From a professional photographer's standpoint, I DO appreciate more resolution, because I do make things that end up on posters and billboards. Also, the primary advantage in most cases is the ability to crop and still have a decent resolution image.
As another poster mentioned, the main problem at this point is with the glass. Sharp glass that remains the same size to accommodate a denser, not larger sensor is a tough proposition, and the new frontier of technology. Things like liquid lenses may overcome this in the future, who knows.
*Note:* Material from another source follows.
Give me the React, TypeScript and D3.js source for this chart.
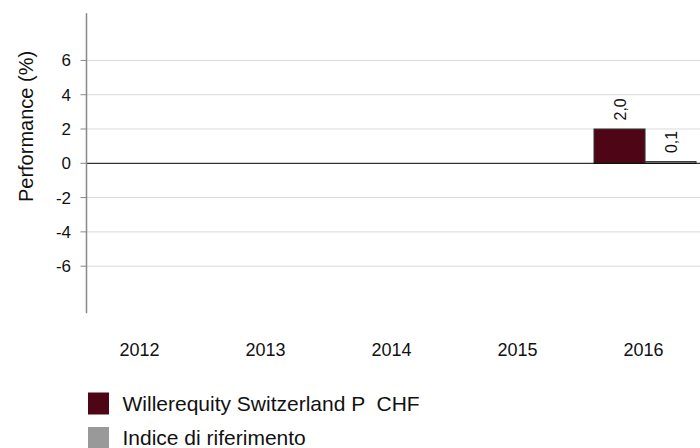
import React from "react";
import * as d3 from "d3";

const years = ["2012", "2013", "2014", "2015", "2016"];
const fundValues: (number | null)[] = [null, null, null, null, 2.0];
const indexValues: (number | null)[] = [null, null, null, null, 0.1];
const yTicks = [-6, -4, -2, 0, 2, 4, 6];
const seriesNames = ["Willerequity Switzerland P  CHF", "Indice di riferimento"];
const seriesColors = ["#4e0617", "#999999"];

const W = 700;
const H = 448;
const FONT = "'Liberation Sans', Arial, sans-serif";

export default function App() {
  const axisX = 86.5;
  const y = d3.scaleLinear().domain([-8.75, 8.75]).range([313.3, 13.3]);
  const x = d3
    .scaleBand<string>()
    .domain(years)
    .range([77.4, 708.66])
    .paddingInner(0.19)
    .paddingOuter(0.1);
  const inner = d3
    .scaleBand<string>()
    .domain(["fund", "index"])
    .range([0, x.bandwidth()]);
  const fmt = (v: number) => v.toFixed(1).replace(".", ",");
  const series = [fundValues, indexValues];
  const keys = ["fund", "index"];

  return (
    <div style={{ position: "fixed", left: 0, top: 0, width: W, height: H, background: "#fff" }}>
      <svg width={W} height={H} style={{ display: "block" }} fontFamily={FONT}>
        {/* gridlines */}
        {yTicks.filter((t) => t !== 0).map((t) => (
          <line key={t} x1={axisX} x2={W} y1={y(t)} y2={y(t)} stroke="#d9d9d9" strokeWidth={1} />
        ))}
        {/* bars */}
        {series.map((vals, si) =>
          vals.map((v, i) => {
            if (v === null) return null;
            const bx = (x(years[i]) as number) + (inner(keys[si]) as number);
            const top = y(Math.max(0, v));
            const h = Math.abs(y(v) - y(0));
            return (
              <g key={`${si}-${i}`}>
                <rect
                  x={bx}
                  y={top}
                  width={inner.bandwidth()}
                  height={Math.max(h, 0.5)}
                  fill={seriesColors[si]}
                  stroke="#333"
                  strokeWidth={1}
                />
                <text
                  transform={`translate(${bx + inner.bandwidth() / 2 + 6},${top - 8.5}) rotate(-90)`}
                  fontSize={16}
                  fill="#111"
                  textAnchor="start"
                >
                  {fmt(v)}
                </text>
              </g>
            );
          })
        )}
        {/* zero line */}
        <line x1={axisX} x2={W} y1={y(0)} y2={y(0)} stroke="#000" strokeWidth={1} />
        {/* y axis */}
        <line x1={axisX} x2={axisX} y1={y.range()[1]} y2={y.range()[0]} stroke="#888" strokeWidth={1.5} />
        {yTicks.map((t) => (
          <g key={t}>
            <line x1={axisX - 6} x2={axisX} y1={y(t)} y2={y(t)} stroke="#888" strokeWidth={1} />
            <text x={71} y={y(t)} dy="0.35em" textAnchor="end" fontSize={17} fill="#111">
              {t}
            </text>
          </g>
        ))}
        <text
          transform={`translate(33,126.5) rotate(-90)`}
          textAnchor="middle"
          fontSize={20}
          fill="#111"
        >
          Performance (%)
        </text>
        {/* x labels */}
        {years.map((yr) => (
          <text
            key={yr}
            x={(x(yr) as number) + x.bandwidth() / 2 - 1.5}
            y={356}
            textAnchor="middle"
            fontSize={18}
            fill="#111"
          >
            {yr}
          </text>
        ))}
        {/* legend */}
        {seriesNames.map((n, i) => (
          <g key={n} transform={`translate(88,${392.5 + i * 34.5})`}>
            <rect x={0} y={0} width={21} height={22} fill={seriesColors[i]} />
            <text x={34.5} y={18} fontSize={21} fill="#111" style={{ whiteSpace: "pre" }}>
              {n}
            </text>
          </g>
        ))}
      </svg>
    </div>
  );
}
Right now, with my 21MP 5D Mk. II, I can use modern Canon "L" zoom lenses too my heart's content and have an image that is sharp from corner to corner, especially now that you can easily correct for chromatic aberration in RAW processing software. (to give you an idea of how far this has come, when I was doing 3D animation 10 years ago, we would commonly add back in chromatic aberration to 3D generated images to give them a sense of realism.)
For the sort of resolution discussed here, if you wanted relatively sharp pixels at 1:1 (spatial, or perceived resolution, actual sharpness delineation from one pixel to the next) you would probably want to stick with prime (non-zoom) lenses with fewer glass elements, and it would probably OK.
Other posters are correct in that this kind of resolution is currently unnecessary for consumer and casual use. But for me, large blow ups and two-page spreads are a frequent thing, and I apprecicate all the pixels I've got. :)
Yes.
But I'm beginning to wonder if it is just a Tyrell implant.
Did a bit of math here and at 36-bit color a raw image would be a bit more than 535mb.
I don't think the technology is available yet to process an image that large into a jpeg or copy a raw image to a storage device quickly enough to use this in most camera applications - and definitely not in your point and shoot ;-)
we see things not as as they are, but as we are.
-- anais nin
boasts a ridiculous resolution of 13,280 x 9,184 pixels
My 6x7 cm film images are already 11,023 x 9,448 when scanned at 4000 dpi.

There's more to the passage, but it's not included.